News

How area school districts provide social-emotional skills, violence prevention

October 29, 2021

Terry DeMio, Cincinnati Enquirer

The Enquirer asked area school district leaders how their students get violence prevention and social-emotional education.

Here's who responded, and a summary of each district's offerings:

  • Loveland City Schools – State-required violence prevention education is taught. In Ohio, students in grades seven-12 are provided age-appropriate instruction in dating violence prevention education, including instruction in recognizing dating violence warning signs and characteristics of healthy relationships. Health teachers to the instruction. The instruction continued through the pandemic, said Andrea Conner, assistant superintendent of teaching and learning.
  • Milford Schools – State-required violence prevention education is taught as part of the required health curriculum as prescribed by the Ohio Department of Education. Health teachers use the state's identified course framework to plan, implement and assess this topic. It's a full unit with multiple classes. The instruction continued through the pandemic.
  • Finneytown Schools – The Council on Child Abuse comes to schools to provide presentations annually for students in grades kindergarten-eight.  Violence prevention is also covered in ninth-grade health class.The council's trainers discuss bullying and violence in the home. They present to every class and interview students one-on-one who choose to report an issue related to the topic.  Students are referred to a school counselor for follow-up. The instruction was taught virtually for children in grades two-eight during the pandemic.
  • Wyoming City Schools – Violence prevention and social-emotional learning topics are covered in health classes and through grade-level work in the counseling department. Through the seventh and eighth grades, teachers cover bullying prevention, awareness and avenues for help. The district partners with Cincinnati Children's Hospital Medical Center on a program called Surviving the Teens, a five-day workshop for eighth-graders.  At the high school level, teachers cover family, relations, and work violence. They discuss healthy and abusive relationships, consent, risks of staying in an abusive relationship and why some stay.
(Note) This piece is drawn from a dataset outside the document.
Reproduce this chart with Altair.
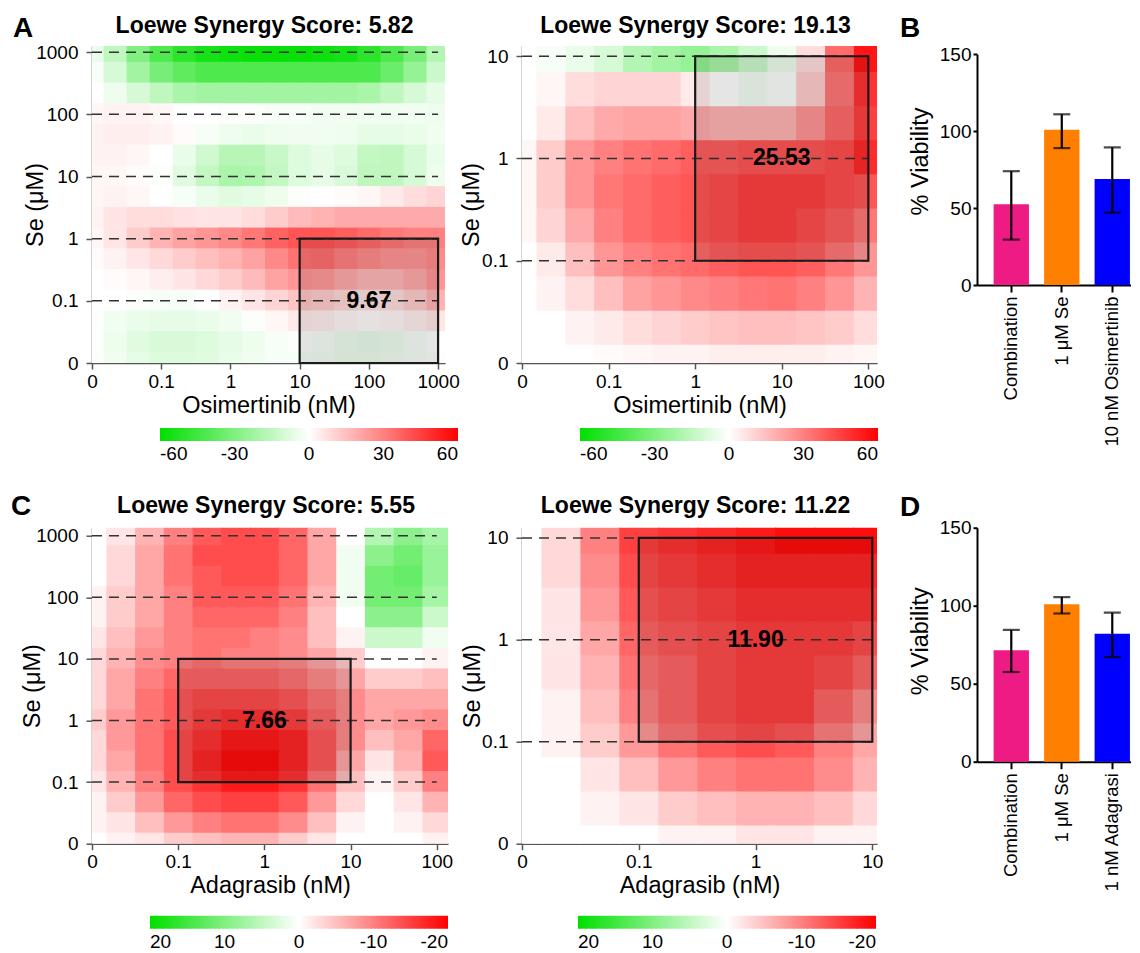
import altair as alt
import pandas as pd

FONT = "Liberation Sans"
GREEN = "#00E000"
RED = "#FF0000"
BAR_COLORS = ["#EF1B85", "#FF8000", "#0000FF"]

# ---------------- Panel A left: Se (0-1000 uM) x Osimertinib (0-1000 nM) -------------
a1_xlabels = ["0", "0.1", "1", "10", "100", "1000"]
a1_ylabels = ["0", "0.1", "1", "10", "100", "1000"]
# synergy surface read every third of a decade; rows from Se=1000 (top) down to Se=0
a1_z = [
    [-5, -15, -30, -42, -50, -55, -57, -58, -58, -58, -57, -55, -50, -42, -32, -18],
    [-2, -10, -22, -32, -38, -42, -42, -42, -42, -42, -42, -42, -42, -35, -25, -12],
    [0, -4, -10, -15, -20, -22, -22, -22, -22, -22, -22, -22, -20, -15, -10, -6],
    [2, 3, 3, 2, 0, 0, -1, -1, -2, -2, -3, -3, -3, -3, -3, -4],
    [3, 4, 4, 3, 1, -2, -4, -5, -4, -3, -3, -4, -6, -6, -5, -3],
    [3, 3, 2, 0, -5, -11, -17, -17, -13, -8, -6, -8, -14, -15, -10, -5],
    [2, 2, 1, -1, -7, -14, -20, -19, -14, -8, -6, -9, -15, -15, -10, -4],
    [2, 3, 2, 0, -2, -5, -7, -6, -4, -1, 0, 1, 2, 5, 8, 10],
    [3, 6, 8, 8, 7, 6, 6, 8, 12, 16, 18, 20, 20, 20, 20, 20],
    [2, 6, 12, 18, 22, 25, 28, 32, 37, 40, 40, 38, 35, 32, 30, 30],
    [1, 3, 6, 9, 12, 15, 18, 22, 28, 33, 34, 30, 27, 25, 25, 27],
    [0, 1, 2, 4, 6, 9, 12, 16, 22, 25, 24, 20, 17, 17, 20, 25],
    [0, 0, -1, -2, -2, 0, 3, 6, 10, 14, 12, 9, 7, 8, 12, 18],
    [-1, -3, -5, -6, -6, -5, -3, -1, 2, 5, 4, 2, 1, 2, 4, 6],
    [-1, -4, -7, -9, -9, -8, -6, -4, -2, -1, -2, -4, -5, -4, -2, 0],
    [-1, -3, -6, -8, -8, -7, -5, -3, -2, -2, -3, -4, -4, -3, -2, -1],
]
a1_step = 1 / 3
a1_box = ("10", "1000", "0", "1")
a1_box_label = "9.67"
a1_title = "Loewe Synergy Score: 5.82"

# ---------------- Panel A right: Se (0-10 uM) x Osimertinib (0-100 nM) ----------------
a2_xlabels = ["0", "0.1", "1", "10", "100"]
a2_ylabels = ["0", "0.1", "1", "10"]
# read every third of a decade; rows from Se=10 (top) down to Se=0
a2_z = [
    [0, -2, -5, -10, -18, -22, -25, -20, -12, -4, 8, 35, 55],
    [0, 2, 8, 10, 10, 10, 5, 0, -3, -1, 12, 32, 48],
    [0, 5, 15, 20, 22, 22, 20, 18, 18, 18, 25, 35, 45],
    [2, 12, 25, 30, 33, 35, 38, 38, 40, 40, 40, 42, 50],
    [2, 12, 25, 32, 35, 38, 40, 42, 45, 45, 45, 42, 40],
    [2, 10, 20, 30, 35, 38, 40, 42, 45, 45, 42, 38, 32],
    [0, 5, 15, 25, 30, 33, 35, 38, 40, 40, 38, 32, 25],
    [0, 3, 8, 15, 22, 25, 28, 30, 32, 33, 30, 25, 18],
    [0, 0, 3, 5, 8, 10, 12, 14, 15, 15, 14, 12, 8],
    [0, 0, 0, 1, 2, 3, 3, 4, 4, 4, 4, 3, 2],
]
a2_step = 1 / 3
a2_box = ("1", "100", "0.1", "10")
a2_box_label = "25.53"
a2_title = "Loewe Synergy Score: 19.13"

# ---------------- Panel C left: Se (0-1000 uM) x Adagrasib (0-100 nM) -----------------
c1_xlabels = ["0", "0.1", "1", "10", "100"]
c1_ylabels = ["0", "0.1", "1", "10", "100", "1000"]
c1_z = [
    [0, -2, -6, -10, -13, -14, -14, -12, -7, 0, 6, 9, 7],
    [0, -3, -7, -11, -14, -14, -14, -12, -7, 1, 9, 11, 8],
    [0, -3, -7, -11, -13, -14, -14, -12, -7, 1, 11, 12, 8],
    [-1, -4, -7, -10, -13, -13, -13, -11, -6, 1, 11, 11, 7],
    [-1, -4, -7, -10, -12, -12, -12, -10, -5, 0, 9, 9, 4],
    [-2, -5, -8, -10, -11, -11, -10, -9, -5, -1, 4, 4, 1],
    [-3, -6, -9, -10, -11, -10, -10, -9, -7, -4, 0, 0, -1],
    [-3, -7, -10, -12, -12, -12, -12, -11, -9, -7, -4, -4, -5],
    [-3, -7, -11, -13, -14, -14, -14, -13, -11, -9, -7, -7, -7],
    [-4, -8, -11, -13, -15, -16, -16, -15, -12, -9, -7, -8, -9],
    [-3, -8, -11, -14, -16, -18, -18, -17, -13, -9, -5, -7, -12],
    [-3, -7, -11, -14, -17, -19, -19, -17, -13, -7, -2, -6, -13],
    [-2, -6, -10, -14, -16, -18, -18, -16, -11, -5, -1, -4, -10],
    [-1, -4, -8, -12, -14, -15, -15, -13, -8, -3, 0, -2, -6],
    [-1, -2, -5, -8, -10, -11, -11, -9, -5, -1, 0, -1, -3],
    [0, -1, -2, -4, -5, -6, -6, -4, -2, 0, 0, 0, -1],
]
c1_step = 1 / 3
c1_box = ("0.1", "10", "0.1", "10")
c1_box_label = "7.66"
c1_title = "Loewe Synergy Score: 5.55"

# ---------------- Panel C right: Se (0-10 uM) x Adagrasib (0-10 nM) -------------------
c2_xlabels = ["0", "0.1", "1", "10"]
c2_ylabels = ["0", "0.1", "1", "10"]
c2_z = [
    [0, -3, -10, -15, -16, -17, -18, -19, -19, -19],
    [0, -3, -9, -14, -15, -16, -17, -17, -17, -17],
    [0, -2, -8, -13, -14, -15, -16, -16, -16, -16],
    [0, -2, -7, -12, -13, -14, -15, -15, -15, -14],
    [0, -2, -6, -11, -12, -14, -15, -15, -14, -12],
    [0, -1, -5, -10, -12, -14, -15, -15, -12, -9],
    [0, -1, -4, -8, -11, -13, -14, -13, -10, -7],
    [0, 0, -2, -5, -8, -10, -11, -11, -9, -6],
    [0, 0, -1, -2, -4, -5, -6, -6, -5, -3],
    [0, 0, 0, 0, -1, -1, -2, -2, -1, -1],
]
c2_step = 1 / 3
c2_box = ("0.1", "10", "0.1", "10")
c2_box_label = "11.90"
c2_title = "Loewe Synergy Score: 11.22"

# ---------------- Bar panels ----------------
b_cats = ["Combination", "1 μM Se", "10 nM Osimertinib"]
b_vals = [52.5, 101, 69]
b_lo = [29.5, 89, 47]
b_hi = [74, 111, 89.5]

d_cats = ["Combination", "1 μM Se", "1 nM Adagrasi"]
d_vals = [71.5, 101, 82]
d_lo = [57.5, 95, 67]
d_hi = [84.5, 105.5, 95.5]

EPS = 0.012


def cells_df(z, step):
    n = len(z)
    recs = []
    for i, row in enumerate(z):
        v = (n - 1 - i) * step
        for j, val in enumerate(row):
            u = j * step
            recs.append({"x": u - step / 2, "x2": u + step / 2 + EPS,
                         "y": v - step / 2, "y2": v + step / 2 + EPS, "z": val})
    return pd.DataFrame(recs)


def arr_expr(labels):
    return "[" + ",".join("'%s'" % s for s in labels) + "][datum.value]"


HEAT_AXIS = dict(domainColor="#555555", domainWidth=1.5, tickColor="#555555",
                 tickWidth=1.5, tickSize=6, labelFontSize=19, titleFontSize=23.5,
                 grid=False, labelFont=FONT, titleFont=FONT, labelColor="black",
                 titleColor="black", titleFontWeight="normal",
                 labelFlush=False, labelOverlap=False)


def text_layer(txt, px, py, size, align):
    return alt.Chart(pd.DataFrame({"t": [txt]})).mark_text(
        font=FONT, fontSize=size, fontWeight="bold", color="black", align=align,
        baseline="alphabetic").encode(x=alt.value(px), y=alt.value(py), text="t:N")


def heat_panel(z, step, xlabels, ylabels, xmax, ymax, w, h, title, xtitle,
               box, box_label, letter, letter_pos, cdomain, cvalues, legend_pos,
               title_offset, ytitle_x):
    nx = len(xlabels) - 1
    ny = len(ylabels) - 1
    xs = alt.Scale(domain=[0, xmax], nice=False, zero=False)
    ys = alt.Scale(domain=[0, ymax], nice=False, zero=False)
    xaxis = alt.Axis(values=list(range(nx + 1)), labelExpr=arr_expr(xlabels),
                     title=xtitle, labelPadding=3, titleBaseline="alphabetic",
                     titleY=49, **HEAT_AXIS)
    yaxis = alt.Axis(values=list(range(ny + 1)), labelExpr=arr_expr(ylabels),
                     title="Se (μM)", labelPadding=8, titleX=ytitle_x,
                     titleBaseline="bottom", **HEAT_AXIS)
    cells = cells_df(z, step)
    heat = alt.Chart(cells).mark_rect(clip=True).encode(
        x=alt.X("x:Q", scale=xs, axis=xaxis),
        x2="x2:Q",
        y=alt.Y("y:Q", scale=ys, axis=yaxis),
        y2="y2:Q",
        color=alt.Color(
            "z:Q",
            scale=alt.Scale(domain=cdomain, range=[GREEN, "#FFFFFF", RED], interpolate="rgb"),
            legend=alt.Legend(orient="none", legendX=legend_pos[0], legendY=legend_pos[1],
                              direction="horizontal", gradientLength=298,
                              gradientThickness=13, title=None, values=cvalues,
                              labelFontSize=19, labelFont=FONT, labelColor="black",
                              gradientStrokeWidth=0, padding=0, labelOffset=4,
                              labelOverlap=False, labelExpr="datum.value + ''"),
        ),
    )
    lines = pd.DataFrame({"x": [0] * ny, "x2": [nx] * ny, "y": list(range(1, ny + 1))})
    rules = alt.Chart(lines).mark_rule(color="#333333", strokeWidth=1.5, strokeDash=[10, 7]).encode(
        x=alt.X("x:Q", scale=xs), x2="x2:Q", y=alt.Y("y:Q", scale=ys))
    bx = pd.DataFrame({"x": [xlabels.index(box[0])], "x2": [xlabels.index(box[1])],
                       "y": [ylabels.index(box[2])], "y2": [ylabels.index(box[3])]})
    bx["cx"] = (bx["x"] + bx["x2"]) / 2
    bx["cy"] = (bx["y"] + bx["y2"]) / 2
    bx["t"] = box_label
    boxm = alt.Chart(bx).mark_rect(fill="black", fillOpacity=0.1, stroke="#1a1a1a", strokeWidth=2.2).encode(
        x=alt.X("x:Q", scale=xs), x2="x2:Q", y=alt.Y("y:Q", scale=ys), y2="y2:Q")
    lab = alt.Chart(bx).mark_text(font=FONT, fontSize=23, fontWeight="bold", color="black",
                                  align="center", baseline="middle").encode(
        x=alt.X("cx:Q", scale=xs), y=alt.Y("cy:Q", scale=ys), text="t:N")
    layers = [heat, rules, boxm, lab, text_layer(title, w / 2 - 4, -title_offset, 23, "center")]
    if letter:
        layers.append(text_layer(letter, letter_pos[0], letter_pos[1], 28, "left"))
    return alt.layer(*layers).properties(width=w, height=h)


BAR_AXIS = dict(domainColor="black", domainWidth=2, tickColor="black", tickWidth=2,
                grid=False, labelFont=FONT, titleFont=FONT, labelColor="black",
                titleColor="black", titleFontWeight="normal")


def bar_panel(cats, vals, lo, hi, h, yrange, letter, letter_pos, title_y):
    df = pd.DataFrame({"cat": cats, "val": vals, "lo": lo, "hi": hi})
    xsc = alt.Scale(paddingInner=0.3, paddingOuter=0.175, align=0.94)
    ysc = alt.Scale(domain=[0, 150], nice=False, zero=True, range=yrange)
    xaxis = alt.Axis(title=None, labelAngle=-90, labelFontSize=18.5, labelPadding=4,
                     tickSize=7, **BAR_AXIS)
    yaxis = alt.Axis(values=[0, 50, 100, 150], title="% Viability", titleFontSize=23.5,
                     labelFontSize=19, tickSize=4, labelPadding=2, titleX=-45,
                     titleY=title_y, titleBaseline="bottom", **BAR_AXIS)
    xenc = alt.X("cat:N", sort=cats, scale=xsc, axis=xaxis)
    xenc2 = alt.X("cat:N", sort=cats, scale=xsc)
    bars = alt.Chart(df).mark_bar().encode(
        x=xenc, y=alt.Y("val:Q", scale=ysc, axis=yaxis),
        color=alt.Color("cat:N", scale=alt.Scale(domain=cats, range=BAR_COLORS), legend=None))
    err = alt.Chart(df).mark_rule(color="black", strokeWidth=2.2).encode(
        x=xenc2, y=alt.Y("lo:Q", scale=ysc), y2="hi:Q")
    cap_lo = alt.Chart(df).mark_tick(color="black", thickness=2.2, size=17).encode(
        x=xenc2, y=alt.Y("lo:Q", scale=ysc))
    cap_hi = alt.Chart(df).mark_tick(color="black", thickness=2.2, size=17).encode(
        x=xenc2, y=alt.Y("hi:Q", scale=ysc))
    let = text_layer(letter, letter_pos[0], letter_pos[1], 28, "left")
    return alt.layer(bars, err, cap_lo, cap_hi, let).properties(width=154, height=h)


def spacer(w):
    return alt.Chart(pd.DataFrame({"s": [0]})).mark_point(opacity=0).encode(
        x=alt.X("s:Q", axis=None), y=alt.Y("s:Q", axis=None)).properties(width=w, height=1)


a1 = heat_panel(a1_z, a1_step, a1_xlabels, a1_ylabels, 5.1, 5.1, 353, 317, a1_title,
                "Osimertinib (nM)", a1_box, a1_box_label, "A", (-79, -9),
                [-60, 0, 60], [-60, -30, 0, 30, 60], (68, 382), 13, -45)
a2 = heat_panel(a2_z, a2_step, a2_xlabels, a2_ylabels, 4.1, 3.1, 355, 317, a2_title,
                "Osimertinib (nM)", a2_box, a2_box_label, "", (0, 0),
                [-60, 0, 60], [-60, -30, 0, 30, 60], (58, 382), 13, -39)
c1 = heat_panel(c1_z, c1_step, c1_xlabels, c1_ylabels, 4.13, 5.13, 356, 316, c1_title,
                "Adagrasib (nM)", c1_box, c1_box_label, "C", (-81, -12.7),
                [20, 0, -20], [20, 10, 0, -10, -20], (58, 388), 15, -48)
c2 = heat_panel(c2_z, c2_step, c2_xlabels, c2_ylabels, 3.04, 3.1, 355, 316, c2_title,
                "Adagrasib (nM)", c2_box, c2_box_label, "", (0, 0),
                [20, 0, -20], [20, 10, 0, -10, -20], (56, 388), 15, -38)
b = bar_panel(b_cats, b_vals, b_lo, b_hi, 239, [239, 8.3], "B", (-77, -9), 115)
d = bar_panel(d_cats, d_vals, d_lo, d_hi, 234, [234, 0], "D", (-77, -12), 113)

chart = alt.concat(
    a1, spacer(74), a2, spacer(99.7), b,
    c1, spacer(74), c2, spacer(99.7), d,
    columns=5, spacing={"row": 164.7, "column": 0}, bounds="flush",
).resolve_scale(color="independent", x="independent", y="independent").properties(
    padding={"left": 3, "top": 7, "right": 0, "bottom": 0}
).configure_view(stroke=None)

chart.save("out.html", embed_options={"renderer": "svg", "actions": False})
The focus is on help and how to get help. The district is beginning a new social-emotional learning program at the middle school (grades 5-8) called Lion's Quest.
  • Cincinnati Public Schools –The CPS health curriculum provided by Goodheart-Willcox, covers the state mandate to educate students about violence prevention, said spokesperson Frances Russ. The senior high health course covers healthy relationships, sexual harassment, rape, dealing with conflict, violence and abuse, human trafficking, unwanted sexual activity, sex trafficking and sexual abuse. It typically takes two- to three weeks to cover the material. Teachers may invite an organization to provide additional education. The district also hosts an annual health fair for high school students and invites community partners, such as Women Helping Women, to the event.  During the pandemic, the curriculum was taught and the health fair was offered online.
  • Oak Hills Local Schools – The district partners with Cincinnati Children’s to teach its Adapt for Life curriculum in all nine schools, K-12. Not  solely focused on violence prevention, it includes instruction and support that lend themselves to violence prevention, such as reducing feelings of hopelessness, aggression and a sense of isolation; identifying and responding to mental health problems when symptoms first become evident; increasing empathy; fostering positive classroom behaviors to reduce student conduct problems and emotional distress, school officials said. The training was continued through the pandemic. High school students also are required to take a health course that includes a mental-health unit dealing with handling stress and emotions such as anger and alienation. 
  • Boone County Schools – All of the schools follow Kentucky Academic Standards for Health Education, said Jenny Watson, assistant superintendent of Learning Support Services. Some examples of the standards: Promote healthy behaviors that reduce the risk of disease and violence; promote positive emotional health messages; teach how power and control differences in relationships can contribute to aggression and violence; describe how prejudice, discrimination and bias can lead to violence; explain that self-directed violence is the result of the accumulation of multiple problems. Teachers implement social-emotional learning. Some elementary schools have specific programs to support the work, but most embed it through their instruction and in building and maintaining relationships between students and adults.
  • Erlanger/Elsmere Independent Schools –The Erlanger-Elsmere Schools have been implementing social-emotional learning and trauma-informed care practices for many years, said Superintendent Chad Molley. Implementing the Character Effect at Dorothy Howell Elementary is a piece of the plan as is a social-emotional learning period for middle and high school students. The district uses Positive Behavior Supports and Interventions, a school safety and behavior program districtwide, completed professional learning with staff on trauma-informed care and adverse childhood experiences (ACEs), and more. Molley noted that the Kentucky Legislature's School Safety and Resiliency Act required a trauma-informed approach in schools by July 1, 2021, but Erlanger/Elsmere district was ahead of the mandate.